***** MATERIAL FOR THE TASK
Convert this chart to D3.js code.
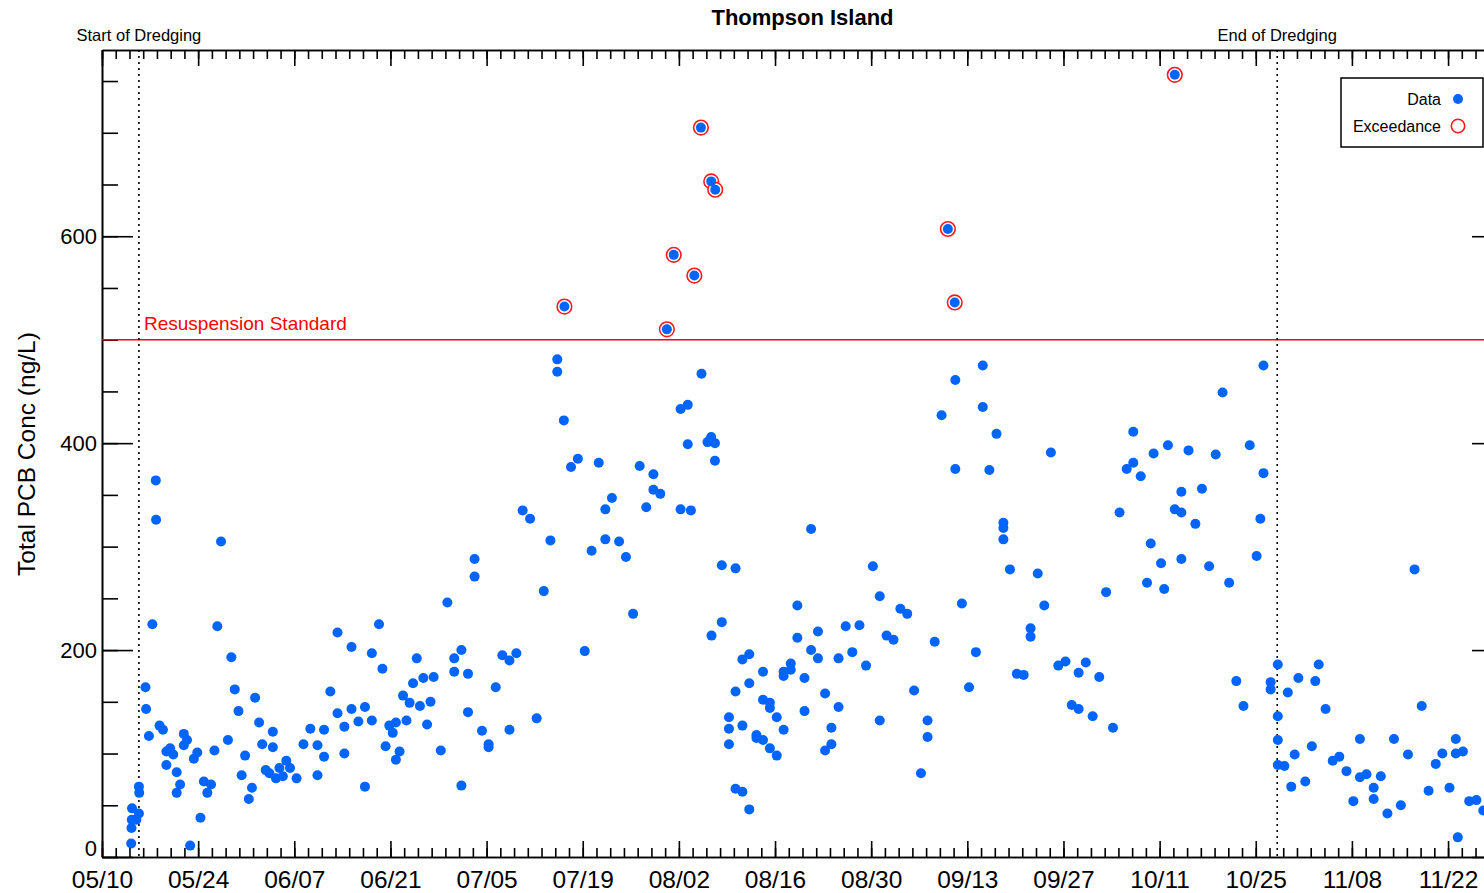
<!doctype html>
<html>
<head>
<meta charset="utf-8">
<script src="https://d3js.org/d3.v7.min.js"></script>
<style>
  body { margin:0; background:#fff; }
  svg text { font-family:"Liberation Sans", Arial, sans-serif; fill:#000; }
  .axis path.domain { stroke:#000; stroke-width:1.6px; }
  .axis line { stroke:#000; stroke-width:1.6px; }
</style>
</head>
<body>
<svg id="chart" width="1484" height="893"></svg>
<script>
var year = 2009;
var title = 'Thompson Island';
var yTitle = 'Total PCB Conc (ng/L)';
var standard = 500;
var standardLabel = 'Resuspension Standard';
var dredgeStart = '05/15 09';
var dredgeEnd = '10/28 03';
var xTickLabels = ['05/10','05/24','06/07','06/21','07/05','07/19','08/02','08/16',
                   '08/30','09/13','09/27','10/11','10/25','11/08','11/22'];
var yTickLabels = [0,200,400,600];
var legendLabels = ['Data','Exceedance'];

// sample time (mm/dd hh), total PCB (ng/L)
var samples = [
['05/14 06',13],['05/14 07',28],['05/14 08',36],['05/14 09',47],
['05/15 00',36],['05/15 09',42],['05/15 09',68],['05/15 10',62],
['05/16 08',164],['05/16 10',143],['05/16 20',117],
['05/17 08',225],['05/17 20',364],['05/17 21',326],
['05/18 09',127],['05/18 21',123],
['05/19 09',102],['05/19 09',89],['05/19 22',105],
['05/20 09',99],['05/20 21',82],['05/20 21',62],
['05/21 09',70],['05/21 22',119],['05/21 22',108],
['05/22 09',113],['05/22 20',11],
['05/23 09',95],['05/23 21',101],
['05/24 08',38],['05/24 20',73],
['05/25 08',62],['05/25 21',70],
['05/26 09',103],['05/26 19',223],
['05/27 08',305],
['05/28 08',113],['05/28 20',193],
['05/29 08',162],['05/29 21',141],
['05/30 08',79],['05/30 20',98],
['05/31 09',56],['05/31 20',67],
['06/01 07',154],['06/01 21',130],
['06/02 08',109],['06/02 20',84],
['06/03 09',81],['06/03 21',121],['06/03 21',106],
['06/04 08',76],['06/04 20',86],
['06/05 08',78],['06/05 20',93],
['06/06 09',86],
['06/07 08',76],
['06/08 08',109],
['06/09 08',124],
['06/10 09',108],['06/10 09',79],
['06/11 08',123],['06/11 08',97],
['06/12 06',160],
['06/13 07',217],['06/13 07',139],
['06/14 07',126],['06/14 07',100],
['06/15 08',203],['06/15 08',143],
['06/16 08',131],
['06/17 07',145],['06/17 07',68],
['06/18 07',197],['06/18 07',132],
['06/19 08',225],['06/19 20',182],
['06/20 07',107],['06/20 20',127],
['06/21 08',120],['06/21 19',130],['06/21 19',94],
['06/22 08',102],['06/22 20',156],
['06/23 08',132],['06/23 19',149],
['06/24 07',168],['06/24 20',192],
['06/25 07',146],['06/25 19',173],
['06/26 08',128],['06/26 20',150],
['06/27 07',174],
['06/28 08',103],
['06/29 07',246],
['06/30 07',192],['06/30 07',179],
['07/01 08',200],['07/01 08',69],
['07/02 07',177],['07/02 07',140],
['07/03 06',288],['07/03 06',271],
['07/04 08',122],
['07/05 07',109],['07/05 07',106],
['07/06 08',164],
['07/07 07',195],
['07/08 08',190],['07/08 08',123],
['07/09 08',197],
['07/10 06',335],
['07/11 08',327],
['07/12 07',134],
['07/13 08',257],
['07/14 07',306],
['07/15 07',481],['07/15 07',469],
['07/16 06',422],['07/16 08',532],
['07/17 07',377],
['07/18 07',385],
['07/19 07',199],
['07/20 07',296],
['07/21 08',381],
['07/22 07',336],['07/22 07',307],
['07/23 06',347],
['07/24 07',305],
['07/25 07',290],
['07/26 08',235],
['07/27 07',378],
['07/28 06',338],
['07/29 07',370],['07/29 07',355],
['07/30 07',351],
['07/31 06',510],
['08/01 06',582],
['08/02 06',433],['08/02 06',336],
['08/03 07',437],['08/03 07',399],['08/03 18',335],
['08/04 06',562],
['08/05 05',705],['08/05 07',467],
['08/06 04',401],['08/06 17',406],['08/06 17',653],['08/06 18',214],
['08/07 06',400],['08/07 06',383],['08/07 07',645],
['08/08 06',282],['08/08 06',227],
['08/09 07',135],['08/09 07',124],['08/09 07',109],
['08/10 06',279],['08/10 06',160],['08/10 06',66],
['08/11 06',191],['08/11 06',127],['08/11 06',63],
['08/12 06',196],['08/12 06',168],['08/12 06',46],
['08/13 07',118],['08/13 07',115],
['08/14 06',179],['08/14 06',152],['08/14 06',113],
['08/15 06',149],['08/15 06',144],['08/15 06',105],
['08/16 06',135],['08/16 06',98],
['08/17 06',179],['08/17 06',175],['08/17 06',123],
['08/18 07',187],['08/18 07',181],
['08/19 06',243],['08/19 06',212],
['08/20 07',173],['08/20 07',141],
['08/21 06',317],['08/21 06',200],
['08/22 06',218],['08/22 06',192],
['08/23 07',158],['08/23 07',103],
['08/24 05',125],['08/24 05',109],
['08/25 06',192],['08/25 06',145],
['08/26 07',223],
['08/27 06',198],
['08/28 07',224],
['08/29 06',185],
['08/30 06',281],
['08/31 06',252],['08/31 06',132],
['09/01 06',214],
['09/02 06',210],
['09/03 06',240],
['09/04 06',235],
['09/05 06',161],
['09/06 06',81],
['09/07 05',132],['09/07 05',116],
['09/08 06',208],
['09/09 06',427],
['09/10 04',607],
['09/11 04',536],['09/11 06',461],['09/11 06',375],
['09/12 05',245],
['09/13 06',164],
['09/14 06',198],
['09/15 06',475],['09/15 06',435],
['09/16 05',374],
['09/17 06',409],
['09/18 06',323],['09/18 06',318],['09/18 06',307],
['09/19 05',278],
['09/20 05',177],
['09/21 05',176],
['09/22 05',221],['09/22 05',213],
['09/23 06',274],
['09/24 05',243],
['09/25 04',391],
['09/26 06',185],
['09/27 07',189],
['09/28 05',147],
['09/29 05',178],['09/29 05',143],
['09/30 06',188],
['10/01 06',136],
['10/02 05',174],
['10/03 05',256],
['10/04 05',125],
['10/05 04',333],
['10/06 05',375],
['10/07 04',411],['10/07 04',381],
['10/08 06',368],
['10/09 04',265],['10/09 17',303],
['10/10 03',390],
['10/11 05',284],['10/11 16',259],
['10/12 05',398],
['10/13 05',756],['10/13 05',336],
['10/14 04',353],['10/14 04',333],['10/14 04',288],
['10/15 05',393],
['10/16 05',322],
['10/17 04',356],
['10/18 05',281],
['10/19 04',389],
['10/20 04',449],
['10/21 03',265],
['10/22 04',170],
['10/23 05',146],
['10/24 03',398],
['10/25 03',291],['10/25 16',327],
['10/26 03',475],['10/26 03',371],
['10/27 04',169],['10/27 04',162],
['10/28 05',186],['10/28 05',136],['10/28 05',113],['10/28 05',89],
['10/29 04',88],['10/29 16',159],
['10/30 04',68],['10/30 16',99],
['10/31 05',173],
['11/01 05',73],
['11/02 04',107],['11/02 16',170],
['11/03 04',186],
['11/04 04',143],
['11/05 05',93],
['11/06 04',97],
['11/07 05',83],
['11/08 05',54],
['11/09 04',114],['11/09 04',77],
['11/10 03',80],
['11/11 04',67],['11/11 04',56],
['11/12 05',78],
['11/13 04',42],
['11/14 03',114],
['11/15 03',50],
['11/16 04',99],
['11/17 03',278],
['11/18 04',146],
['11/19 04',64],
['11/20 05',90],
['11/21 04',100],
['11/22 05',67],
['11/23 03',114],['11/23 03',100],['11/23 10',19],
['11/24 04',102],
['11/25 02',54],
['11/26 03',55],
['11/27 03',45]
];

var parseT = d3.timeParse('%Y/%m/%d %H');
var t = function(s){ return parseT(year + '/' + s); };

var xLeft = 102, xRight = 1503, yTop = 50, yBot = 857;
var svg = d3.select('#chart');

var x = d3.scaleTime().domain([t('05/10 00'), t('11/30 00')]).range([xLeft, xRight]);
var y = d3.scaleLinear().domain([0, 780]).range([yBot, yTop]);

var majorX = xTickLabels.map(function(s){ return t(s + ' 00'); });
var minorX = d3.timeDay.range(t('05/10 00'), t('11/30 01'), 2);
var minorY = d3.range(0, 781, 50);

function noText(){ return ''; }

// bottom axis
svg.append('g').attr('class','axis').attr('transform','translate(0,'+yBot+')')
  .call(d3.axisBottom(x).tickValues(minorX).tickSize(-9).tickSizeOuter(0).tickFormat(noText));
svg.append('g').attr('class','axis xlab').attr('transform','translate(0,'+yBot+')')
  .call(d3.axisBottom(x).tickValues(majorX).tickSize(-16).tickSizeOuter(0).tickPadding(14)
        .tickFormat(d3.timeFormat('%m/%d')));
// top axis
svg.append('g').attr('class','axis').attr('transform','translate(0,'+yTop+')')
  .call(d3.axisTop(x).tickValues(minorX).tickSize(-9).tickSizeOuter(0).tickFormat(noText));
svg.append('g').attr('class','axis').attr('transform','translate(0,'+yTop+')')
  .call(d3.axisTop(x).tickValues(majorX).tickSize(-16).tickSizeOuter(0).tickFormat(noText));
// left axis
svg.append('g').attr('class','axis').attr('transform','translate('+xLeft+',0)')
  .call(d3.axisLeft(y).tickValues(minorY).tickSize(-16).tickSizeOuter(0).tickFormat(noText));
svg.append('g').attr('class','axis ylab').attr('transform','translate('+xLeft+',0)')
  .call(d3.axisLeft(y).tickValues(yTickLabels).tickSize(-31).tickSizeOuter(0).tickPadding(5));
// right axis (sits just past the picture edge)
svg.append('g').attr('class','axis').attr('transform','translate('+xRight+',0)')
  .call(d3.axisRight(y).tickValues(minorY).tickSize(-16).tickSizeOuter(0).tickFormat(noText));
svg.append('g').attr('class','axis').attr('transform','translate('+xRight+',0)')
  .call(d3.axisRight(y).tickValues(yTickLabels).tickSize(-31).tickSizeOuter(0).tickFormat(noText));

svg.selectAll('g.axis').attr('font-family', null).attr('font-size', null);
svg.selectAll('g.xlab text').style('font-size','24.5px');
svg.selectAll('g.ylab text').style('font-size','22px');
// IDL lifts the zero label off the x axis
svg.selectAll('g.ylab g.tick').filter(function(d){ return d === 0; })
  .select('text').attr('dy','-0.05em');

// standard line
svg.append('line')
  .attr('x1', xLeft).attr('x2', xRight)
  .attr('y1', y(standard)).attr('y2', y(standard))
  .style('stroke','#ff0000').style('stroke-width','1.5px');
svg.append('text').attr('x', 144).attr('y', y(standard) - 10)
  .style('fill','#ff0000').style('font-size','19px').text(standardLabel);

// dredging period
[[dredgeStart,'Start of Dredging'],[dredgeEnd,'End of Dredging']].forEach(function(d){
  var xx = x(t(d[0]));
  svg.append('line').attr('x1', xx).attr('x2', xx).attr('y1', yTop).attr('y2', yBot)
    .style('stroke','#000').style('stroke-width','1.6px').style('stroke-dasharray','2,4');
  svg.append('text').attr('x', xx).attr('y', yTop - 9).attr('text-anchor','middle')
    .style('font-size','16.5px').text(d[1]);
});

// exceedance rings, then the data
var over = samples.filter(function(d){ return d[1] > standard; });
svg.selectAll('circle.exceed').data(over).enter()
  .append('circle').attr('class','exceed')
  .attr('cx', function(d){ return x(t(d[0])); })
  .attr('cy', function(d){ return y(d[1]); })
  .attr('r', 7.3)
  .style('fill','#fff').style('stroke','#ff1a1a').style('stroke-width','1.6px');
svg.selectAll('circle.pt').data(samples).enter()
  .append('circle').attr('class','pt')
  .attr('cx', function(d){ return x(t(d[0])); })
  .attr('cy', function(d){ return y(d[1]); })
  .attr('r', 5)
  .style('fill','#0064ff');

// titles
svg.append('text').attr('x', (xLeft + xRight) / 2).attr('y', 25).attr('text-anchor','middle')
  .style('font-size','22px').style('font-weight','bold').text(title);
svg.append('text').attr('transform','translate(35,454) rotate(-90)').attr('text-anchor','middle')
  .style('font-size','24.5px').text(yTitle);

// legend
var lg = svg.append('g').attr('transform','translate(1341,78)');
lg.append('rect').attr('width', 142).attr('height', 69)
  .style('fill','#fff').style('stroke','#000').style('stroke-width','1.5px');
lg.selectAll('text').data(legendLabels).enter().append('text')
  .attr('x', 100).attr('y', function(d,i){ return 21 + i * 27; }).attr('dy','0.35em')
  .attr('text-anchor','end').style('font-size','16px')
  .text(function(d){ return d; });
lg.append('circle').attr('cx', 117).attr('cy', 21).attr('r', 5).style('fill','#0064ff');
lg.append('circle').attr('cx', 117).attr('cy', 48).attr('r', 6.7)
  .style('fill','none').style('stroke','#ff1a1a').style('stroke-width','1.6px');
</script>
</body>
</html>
**********
***** MATERIAL FOR THE TASK
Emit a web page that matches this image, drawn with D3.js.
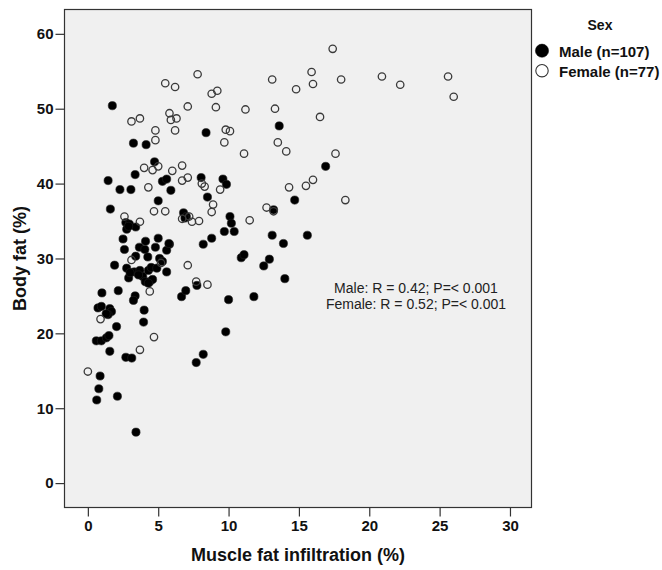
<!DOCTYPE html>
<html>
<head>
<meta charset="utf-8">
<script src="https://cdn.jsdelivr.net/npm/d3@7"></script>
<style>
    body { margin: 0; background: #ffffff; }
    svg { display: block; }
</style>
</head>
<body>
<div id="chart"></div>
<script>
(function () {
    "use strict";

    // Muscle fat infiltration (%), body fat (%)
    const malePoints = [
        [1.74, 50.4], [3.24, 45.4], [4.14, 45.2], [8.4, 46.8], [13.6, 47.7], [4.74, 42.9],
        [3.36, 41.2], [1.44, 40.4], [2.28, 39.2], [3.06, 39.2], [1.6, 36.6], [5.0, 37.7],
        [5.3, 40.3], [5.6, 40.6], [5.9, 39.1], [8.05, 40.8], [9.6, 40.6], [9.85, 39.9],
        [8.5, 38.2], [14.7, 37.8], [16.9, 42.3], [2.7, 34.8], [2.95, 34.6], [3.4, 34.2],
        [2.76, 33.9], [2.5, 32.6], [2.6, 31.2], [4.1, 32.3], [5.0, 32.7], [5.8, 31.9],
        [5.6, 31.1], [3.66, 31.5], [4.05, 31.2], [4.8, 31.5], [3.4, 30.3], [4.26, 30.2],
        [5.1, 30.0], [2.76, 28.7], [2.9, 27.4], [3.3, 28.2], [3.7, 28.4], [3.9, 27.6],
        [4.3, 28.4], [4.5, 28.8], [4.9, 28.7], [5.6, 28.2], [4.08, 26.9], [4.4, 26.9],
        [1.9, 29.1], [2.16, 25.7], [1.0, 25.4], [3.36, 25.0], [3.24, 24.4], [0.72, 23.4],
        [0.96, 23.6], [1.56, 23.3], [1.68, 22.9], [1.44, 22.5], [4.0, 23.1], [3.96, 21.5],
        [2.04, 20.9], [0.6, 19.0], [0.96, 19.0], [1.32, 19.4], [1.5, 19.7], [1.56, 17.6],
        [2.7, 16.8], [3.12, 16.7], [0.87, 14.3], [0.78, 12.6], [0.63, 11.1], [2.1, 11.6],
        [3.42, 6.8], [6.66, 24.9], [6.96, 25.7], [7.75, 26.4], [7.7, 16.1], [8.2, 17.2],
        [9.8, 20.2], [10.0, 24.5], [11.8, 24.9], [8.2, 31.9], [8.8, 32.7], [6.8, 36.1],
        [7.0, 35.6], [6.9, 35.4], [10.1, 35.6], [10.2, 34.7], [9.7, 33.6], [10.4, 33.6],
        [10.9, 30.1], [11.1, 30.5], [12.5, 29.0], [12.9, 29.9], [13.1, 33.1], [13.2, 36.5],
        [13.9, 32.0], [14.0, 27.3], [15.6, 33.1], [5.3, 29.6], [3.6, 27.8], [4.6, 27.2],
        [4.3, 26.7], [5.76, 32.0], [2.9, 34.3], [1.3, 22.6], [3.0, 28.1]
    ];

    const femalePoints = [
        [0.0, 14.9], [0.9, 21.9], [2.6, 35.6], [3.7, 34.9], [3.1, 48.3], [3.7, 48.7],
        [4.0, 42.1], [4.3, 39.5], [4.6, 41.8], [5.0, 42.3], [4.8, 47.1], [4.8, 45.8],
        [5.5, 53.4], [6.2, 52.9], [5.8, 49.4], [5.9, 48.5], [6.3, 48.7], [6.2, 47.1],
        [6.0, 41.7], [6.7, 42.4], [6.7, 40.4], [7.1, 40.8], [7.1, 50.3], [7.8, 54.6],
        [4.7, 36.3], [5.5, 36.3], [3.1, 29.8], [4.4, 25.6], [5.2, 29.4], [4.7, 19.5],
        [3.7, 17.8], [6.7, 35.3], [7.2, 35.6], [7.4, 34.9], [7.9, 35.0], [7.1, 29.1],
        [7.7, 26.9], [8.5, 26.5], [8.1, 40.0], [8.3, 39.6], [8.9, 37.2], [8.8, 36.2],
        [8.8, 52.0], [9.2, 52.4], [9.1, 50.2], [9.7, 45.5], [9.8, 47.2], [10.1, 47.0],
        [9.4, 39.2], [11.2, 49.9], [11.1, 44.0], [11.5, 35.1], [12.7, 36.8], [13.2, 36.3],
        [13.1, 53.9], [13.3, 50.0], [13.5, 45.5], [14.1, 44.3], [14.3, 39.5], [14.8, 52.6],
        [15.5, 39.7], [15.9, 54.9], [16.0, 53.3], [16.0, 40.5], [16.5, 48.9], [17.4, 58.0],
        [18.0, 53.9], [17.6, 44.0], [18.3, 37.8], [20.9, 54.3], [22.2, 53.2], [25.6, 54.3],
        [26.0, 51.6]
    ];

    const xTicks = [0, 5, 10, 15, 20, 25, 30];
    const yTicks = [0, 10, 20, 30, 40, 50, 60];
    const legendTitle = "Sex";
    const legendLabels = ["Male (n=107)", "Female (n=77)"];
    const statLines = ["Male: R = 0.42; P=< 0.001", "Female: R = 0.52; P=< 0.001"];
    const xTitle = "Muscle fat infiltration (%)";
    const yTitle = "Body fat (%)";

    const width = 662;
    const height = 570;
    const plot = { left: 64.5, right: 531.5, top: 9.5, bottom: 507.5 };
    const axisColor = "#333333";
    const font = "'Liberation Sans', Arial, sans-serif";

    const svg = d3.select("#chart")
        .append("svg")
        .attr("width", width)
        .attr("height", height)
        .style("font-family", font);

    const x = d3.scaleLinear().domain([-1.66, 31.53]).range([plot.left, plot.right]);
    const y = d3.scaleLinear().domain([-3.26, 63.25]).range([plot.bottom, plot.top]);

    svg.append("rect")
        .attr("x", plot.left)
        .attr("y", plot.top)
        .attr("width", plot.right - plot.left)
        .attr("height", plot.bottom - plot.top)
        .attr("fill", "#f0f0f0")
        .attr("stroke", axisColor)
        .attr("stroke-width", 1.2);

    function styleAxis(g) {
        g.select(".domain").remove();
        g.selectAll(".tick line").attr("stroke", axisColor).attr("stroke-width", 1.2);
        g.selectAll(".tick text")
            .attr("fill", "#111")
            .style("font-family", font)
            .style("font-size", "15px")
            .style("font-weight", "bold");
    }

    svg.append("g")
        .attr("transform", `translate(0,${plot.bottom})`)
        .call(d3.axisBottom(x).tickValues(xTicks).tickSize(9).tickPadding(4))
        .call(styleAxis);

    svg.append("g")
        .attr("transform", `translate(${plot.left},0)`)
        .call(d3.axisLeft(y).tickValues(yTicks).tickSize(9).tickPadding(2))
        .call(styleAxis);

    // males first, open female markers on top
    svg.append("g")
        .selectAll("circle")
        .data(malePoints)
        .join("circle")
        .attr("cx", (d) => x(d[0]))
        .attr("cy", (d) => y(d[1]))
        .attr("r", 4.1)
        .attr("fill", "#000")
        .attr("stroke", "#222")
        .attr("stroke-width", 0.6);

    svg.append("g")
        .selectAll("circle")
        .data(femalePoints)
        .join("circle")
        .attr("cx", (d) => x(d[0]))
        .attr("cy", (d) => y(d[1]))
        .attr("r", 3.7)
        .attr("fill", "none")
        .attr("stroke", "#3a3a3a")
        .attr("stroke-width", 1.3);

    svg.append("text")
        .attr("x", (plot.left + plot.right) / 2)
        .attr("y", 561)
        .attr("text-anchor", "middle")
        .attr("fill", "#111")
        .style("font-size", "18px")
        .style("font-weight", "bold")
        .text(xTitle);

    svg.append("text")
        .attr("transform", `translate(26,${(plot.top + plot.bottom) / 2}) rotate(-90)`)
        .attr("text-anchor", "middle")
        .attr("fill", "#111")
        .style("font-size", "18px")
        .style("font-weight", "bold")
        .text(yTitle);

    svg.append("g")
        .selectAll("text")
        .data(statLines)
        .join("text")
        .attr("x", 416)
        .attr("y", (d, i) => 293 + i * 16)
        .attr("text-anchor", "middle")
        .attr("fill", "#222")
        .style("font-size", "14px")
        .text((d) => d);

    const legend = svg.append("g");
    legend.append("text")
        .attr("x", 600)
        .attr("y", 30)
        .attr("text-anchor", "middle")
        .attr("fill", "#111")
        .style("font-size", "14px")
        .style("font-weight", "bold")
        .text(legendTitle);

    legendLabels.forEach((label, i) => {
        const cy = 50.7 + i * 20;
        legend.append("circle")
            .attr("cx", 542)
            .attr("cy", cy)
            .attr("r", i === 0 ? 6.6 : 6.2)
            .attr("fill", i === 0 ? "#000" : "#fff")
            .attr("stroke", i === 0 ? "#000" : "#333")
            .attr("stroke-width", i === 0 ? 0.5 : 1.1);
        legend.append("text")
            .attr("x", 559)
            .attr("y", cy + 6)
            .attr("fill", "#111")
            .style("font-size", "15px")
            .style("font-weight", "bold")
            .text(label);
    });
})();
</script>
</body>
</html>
**********
STATED EXERCISE :: Collect the lines of the data that carry the word "this".

TASK ANSWER ::
Convert this chart to D3.js code.
Emit a web page that matches this image, drawn with D3.js.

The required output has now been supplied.